▸ **Problem requirements**: Include the line containing "60.6, 58.5, 55.9];" and all lines before it, repeated exactly from the listing below, without pictures.

▸ **Data**:

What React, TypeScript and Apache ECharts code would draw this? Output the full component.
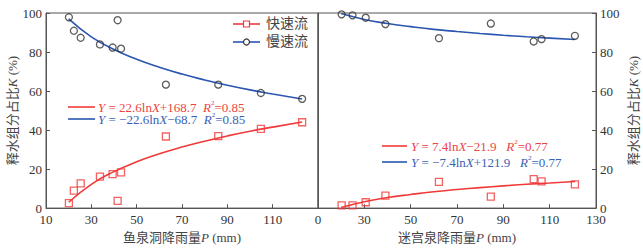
import React, { useEffect, useRef } from "react";
import * as echarts from "echarts";

// Left panel: 鱼泉洞
const leftX = [20.1, 22.3, 25.3, 33.8, 39.4, 41.6, 43.1, 62.9, 86.0, 104.8, 123.0];
const leftFast = [2.5, 9.0, 12.7, 16.1, 17.4, 3.7, 18.3, 36.7, 36.9, 40.6, 44.0];
const leftSlow = [97.8, 90.9, 87.3, 83.9, 82.3, 96.3, 81.7, 63.3, 63.3, 59.0, 56.0];
const leftFitX = [20, 30, 40, 50, 60, 70, 80, 90, 100, 110, 123];
const leftFitFast = [3.0, 12.2, 18.7, 23.7, 27.8, 31.3, 34.3, 37.0, 39.4, 41.5, 44.1];
const leftFitSlow = [97.0, 87.8, 81.3, 76.3, 72.2, 68.7, 65.7, 63.0, 60.6, 58.5, 55.9];

// Right panel: 迷宫泉
const rightX = [20.2, 24.9, 30.6, 39.1, 62.2, 84.6, 103.1, 106.5, 120.9];
const rightFast = [1.4, 1.4, 3.0, 6.4, 13.4, 5.9, 14.9, 13.7, 12.2];
const rightSlow = [99.3, 98.8, 97.6, 94.3, 87.1, 94.6, 85.4, 86.6, 88.3];
const rightFitX = [20, 30, 40, 50, 60, 70, 80, 90, 100, 110, 121];
const rightFitFast = [0.3, 3.3, 5.4, 7.0, 8.4, 9.5, 10.5, 11.4, 12.2, 12.9, 13.6];
const rightFitSlow = [99.7, 96.7, 94.6, 93.0, 91.6, 90.5, 89.5, 88.6, 87.8, 87.1, 86.4];

const seriesNames = ["快速流", "慢速流"];
const xMin = 10;
const xMax = 130;
const xStep = 20;
const yMin = 0;
const yMax = 100;
const yStep = 20;

const RED = "#f03a3a";
const BLUE = "#2a55b0";
const DARK = "#333";
const RED_TXT = "#ea4444";
const BLUE_TXT = "#3b5fb5";
const AXIS = "#555";
const SERIF = "'Liberation Serif', 'Times New Roman', serif";
const CJK = "'Liberation Serif', 'Noto Sans CJK SC', serif";

const zip = (xs: number[], ys: number[]) => xs.map((x, i) => [x, ys[i]]);

function eqText(x: number, y: number, parts: string, color: string) {
  return {
    type: "text",
    left: x,
    top: y - 8,
    style: {
      text: parts,
      fill: color,
      font: `13px ${SERIF}`,
      rich: {
        n: { fill: color, fontSize: 13, fontFamily: SERIF },
        i: { fill: color, fontSize: 13, fontFamily: SERIF, fontStyle: "italic" },
        s: { fill: color, fontSize: 7, fontFamily: SERIF, verticalAlign: "top", lineHeight: 16 },
      },
    },
  };
}

export default function App() {
  const ref = useRef<HTMLDivElement>(null);
  useEffect(() => {
    if (!ref.current) return;
    const chart = echarts.init(ref.current, null, { renderer: "svg" });

    const nameStyle = {
      color: "#444",
      fontSize: 13,
      fontFamily: CJK,
      rich: {
        a: { color: "#444", fontSize: 13, fontFamily: CJK },
        i: { color: "#444", fontSize: 13, fontFamily: SERIF, fontStyle: "italic" },
      },
    };

    const xAxisBase = (gridIndex: number, name: string, fmt: (v: number) => string) => ({
      type: "value",
      gridIndex,
      min: xMin,
      max: xMax,
      interval: xStep,
      name,
      nameLocation: "middle",
      nameGap: 22,
      nameTextStyle: nameStyle,
      axisLine: { show: true, lineStyle: { color: AXIS, width: 1 } },
      axisTick: { show: true, inside: true, length: 4, lineStyle: { color: AXIS } },
      axisLabel: { color: "#333", fontSize: 13, fontFamily: SERIF, margin: 5, formatter: fmt },
      splitLine: { show: false },
    });

    const yAxisBase = (gridIndex: number, position: string, showLabels: boolean) => ({
      type: "value",
      gridIndex,
      position,
      min: yMin,
      max: yMax,
      interval: yStep,
      name: showLabels ? "{a|释水组分占比}{i|K}{a| (%)}" : "",
      nameLocation: "middle",
      nameRotate: 90,
      nameGap: position === "left" ? 27 : 31,
      nameTextStyle: nameStyle,
      axisLine: { show: true, lineStyle: { color: AXIS, width: 1 } },
      axisTick: { show: showLabels, inside: true, length: 4, lineStyle: { color: AXIS } },
      axisLabel: { show: showLabels, color: "#333", fontSize: 13, fontFamily: SERIF, margin: 4 },
      splitLine: { show: false },
    });

    const pointSeries = (name: string, idx: number, data: number[][], symbol: string, color: string) => ({
      name,
      type: "scatter",
      xAxisIndex: idx,
      yAxisIndex: idx,
      data,
      symbol,
      symbolSize: 7,
      itemStyle: { color: "rgba(255,255,255,0)", borderColor: color, borderWidth: 1.3 },
      z: 5,
    });

    const fitSeries = (idx: number, data: number[][], color: string) => ({
      type: "line",
      xAxisIndex: idx,
      yAxisIndex: idx,
      data,
      smooth: true,
      showSymbol: false,
      symbol: "none",
      lineStyle: { color, width: 1.6 },
      z: 3,
      silent: true,
    });

    const legendItem = (y: number, label: string, lineColor: string, marker: any) => [
      { type: "line", shape: { x1: 233, y1: y, x2: 260, y2: y }, style: { stroke: lineColor, lineWidth: 1.6 }, z: 10 },
      { ...marker, z: 11 },
      {
        type: "text",
        left: 266,
        top: y - 8,
        style: { text: label, fill: "#444", font: `14px ${CJK}` },
        z: 11,
      },
    ];

    const option: any = {
      animation: false,
      backgroundColor: "#fff",
      grid: [
        { left: 46, right: 325, top: 13, bottom: 39, show: true, borderColor: AXIS, borderWidth: 1 },
        { left: 318, right: 47, top: 13, bottom: 39, show: true, borderColor: AXIS, borderWidth: 1 },
      ],
      xAxis: [
        xAxisBase(0, "{a|鱼泉洞降雨量}{i|P}{a| (mm)}", (v: number) => (v === xMax ? "" : String(v))),
        xAxisBase(1, "{a|迷宫泉降雨量}{i|P}{a| (mm)}", (v: number) => (v === xMin ? "0" : String(v))),
      ],
      yAxis: [yAxisBase(0, "left", true), yAxisBase(1, "left", false), yAxisBase(1, "right", true)],
      series: [
        fitSeries(0, zip(leftFitX, leftFitFast), RED),
        fitSeries(0, zip(leftFitX, leftFitSlow), BLUE),
        fitSeries(1, zip(rightFitX, rightFitFast), RED),
        fitSeries(1, zip(rightFitX, rightFitSlow), BLUE),
        pointSeries(seriesNames[0], 0, zip(leftX, leftFast), "rect", RED),
        pointSeries(seriesNames[1], 0, zip(leftX, leftSlow), "circle", DARK),
        pointSeries(seriesNames[0], 1, zip(rightX, rightFast), "rect", RED),
        pointSeries(seriesNames[1], 1, zip(rightX, rightSlow), "circle", DARK),
      ],
      graphic: [
        ...legendItem(24, seriesNames[0], RED, {
          type: "rect",
          shape: { x: 243.5, y: 21, width: 6, height: 6 },
          style: { fill: "#fff", stroke: RED, lineWidth: 1.2 },
        }),
        ...legendItem(42, seriesNames[1], BLUE, {
          type: "circle",
          shape: { cx: 246.5, cy: 42, r: 3 },
          style: { fill: "#fff", stroke: DARK, lineWidth: 1.2 },
        }),
        { type: "line", shape: { x1: 68, y1: 107, x2: 95, y2: 107 }, style: { stroke: RED, lineWidth: 1.6 } },
        eqText(98, 107, "{i|Y}{n| = 22.6ln}{i|X}{n|+168.7  }{i|R}{s|2}{n|=0.85}", RED_TXT),
        { type: "line", shape: { x1: 68, y1: 119, x2: 95, y2: 119 }, style: { stroke: BLUE, lineWidth: 1.6 } },
        eqText(98, 119, "{i|Y}{n| = −22.6ln}{i|X}{n|−68.7  }{i|R}{s|2}{n|=0.85}", BLUE_TXT),
        { type: "line", shape: { x1: 382, y1: 146, x2: 407, y2: 146 }, style: { stroke: RED, lineWidth: 1.6 } },
        eqText(411, 146, "{i|Y}{n| = 7.4ln}{i|X}{n|−21.9   }{i|R}{s|2}{n|=0.77}", RED_TXT),
        { type: "line", shape: { x1: 382, y1: 162, x2: 407, y2: 162 }, style: { stroke: BLUE, lineWidth: 1.6 } },
        eqText(411, 162, "{i|Y}{n| = −7.4ln}{i|X}{n|+121.9   }{i|R}{s|2}{n|=0.77}", BLUE_TXT),
      ],
    };
    chart.setOption(option);
    return () => chart.dispose();
  }, []);
  return (
    <div ref={ref} style={{ position: "fixed", left: 0, top: 0, width: 643, height: 249, background: "#fff" }} />
  );
}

▸ **Full solution**:
What React, TypeScript and Apache ECharts code would draw this? Output the full component.
import React, { useEffect, useRef } from "react";
import * as echarts from "echarts";

// Left panel: 鱼泉洞
const leftX = [20.1, 22.3, 25.3, 33.8, 39.4, 41.6, 43.1, 62.9, 86.0, 104.8, 123.0];
const leftFast = [2.5, 9.0, 12.7, 16.1, 17.4, 3.7, 18.3, 36.7, 36.9, 40.6, 44.0];
const leftSlow = [97.8, 90.9, 87.3, 83.9, 82.3, 96.3, 81.7, 63.3, 63.3, 59.0, 56.0];
const leftFitX = [20, 30, 40, 50, 60, 70, 80, 90, 100, 110, 123];
const leftFitFast = [3.0, 12.2, 18.7, 23.7, 27.8, 31.3, 34.3, 37.0, 39.4, 41.5, 44.1];
const leftFitSlow = [97.0, 87.8, 81.3, 76.3, 72.2, 68.7, 65.7, 63.0, 60.6, 58.5, 55.9];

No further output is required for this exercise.